TestBot: A dive into the Windows timers

Wed Mar 25 11:53:59 CDT 2020

On Tue, 24 Mar 2020, Zebediah Figura wrote:
[...]
> > * This means that based on just a few events one cannot expect the
> >   interval between most events to fall within a narrow range. So here 
> >   for instance if the acceptable interval is 190-210 ms and the first 
> >   interval is instead 237 ms, then the next one will necessarily be out 
> >   of range too, and likely the one after that too. So expecting 2 out 
> >   of 3 intervals to be within the range is no more reliable than 
> >   checking just one interval.
> 
> Allowing for more error than 10ms seems reasonable to me, even by an
> order of magnitude.

The test tolerances are not that tight, as far as I know, and certainly 
not for this threadpool timer test. That was just me testing an 
alternative approach and finding it to not be viable. As I said in this 
specific case the allowed range is 500-750 for an expected 600 ms (3*200 
ms).

But there are cases in other tests where we do a TerminateProcess() or 
similar and expect the WaitForSingleObject() to return within 100 ms. I 
don't think those are correct. Even 1s feels short. The recent 
kernel32:process helper functions replaced a bunch of them with 
wait_child_process() calls so now the timeout is 30s. I may align the 
remaining timeouts with that... though I feel 30s is a bit large. Surely 
10s should be enough?

[...]
> > * In QEmu, when the timer misses it often misses big: 437 ms, 687 ms,
> >   even 1469 ms. So most of the time expecting three events to take about 
> >   3 intervals does not help with reliability because the timer does not 
> >   try to compensate the missed events. So at the end it will still be 
> >   off by one interval (200 ms) or more.
> > 
> > * I could not reproduce these big misses on the Windows 8.1 on 
> >   cw-rx460 machine (i.e. real hardware).
> 
> This is the real problem, I guess. I mean, the operating system makes no
> guarantees about timers firing on time, of course, but when we try to
> wait for events to happen and they're frequently late by over a second,
> that makes things very difficult to test.
> 
> Is it possible the CPU is under heavy load?

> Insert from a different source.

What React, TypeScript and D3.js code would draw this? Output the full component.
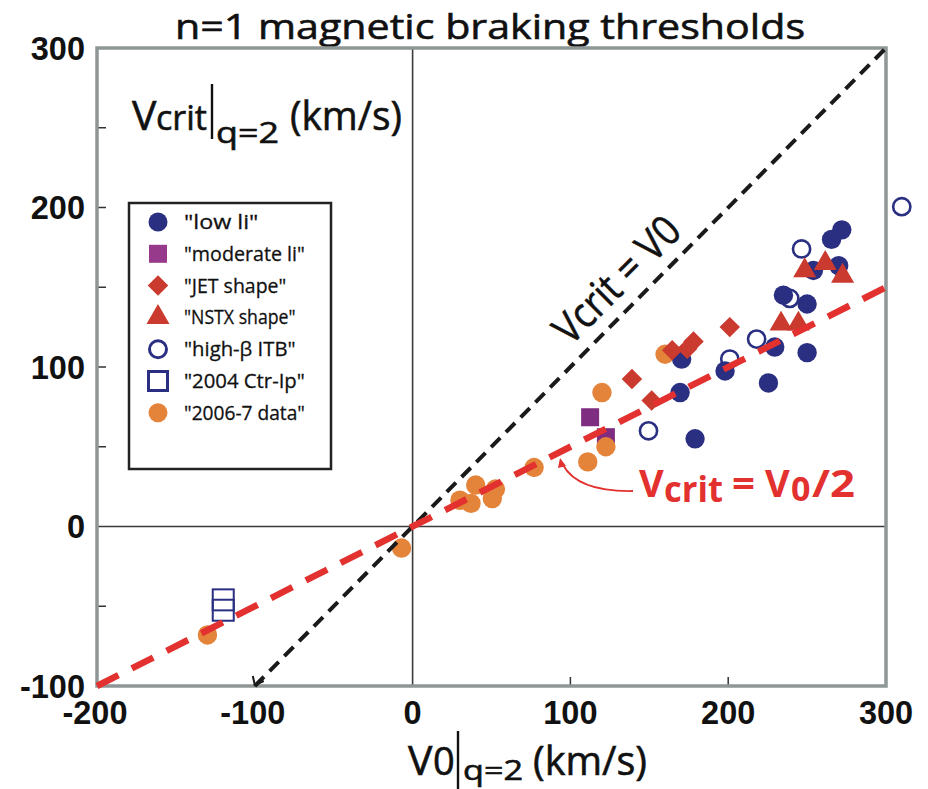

Not really, no. There's really not much running on the VM hosts:

* VMs
  We run at most one VM at a time per host, precisely to make sure the 
  activity in one VM does not interfere with the tests running in the 
  other VM(s). Of course it make the TestBot pretty inefficient and it 
  also does not prevent these delays :-(

* Unattended upgrades
  Once a day apt will check for security updates and install them. But 
  on Debian stable that should not amount to much.

* Acts of administrator
  Mostly VM backup/restore, debugging, reconfiguring. But these are too 
  infrequent to explain all the delays we get.

Also I'm not convinced CPU load on the host is the cause of these 
delays.

-- 
Francois Gouget <fgouget at codeweavers.com>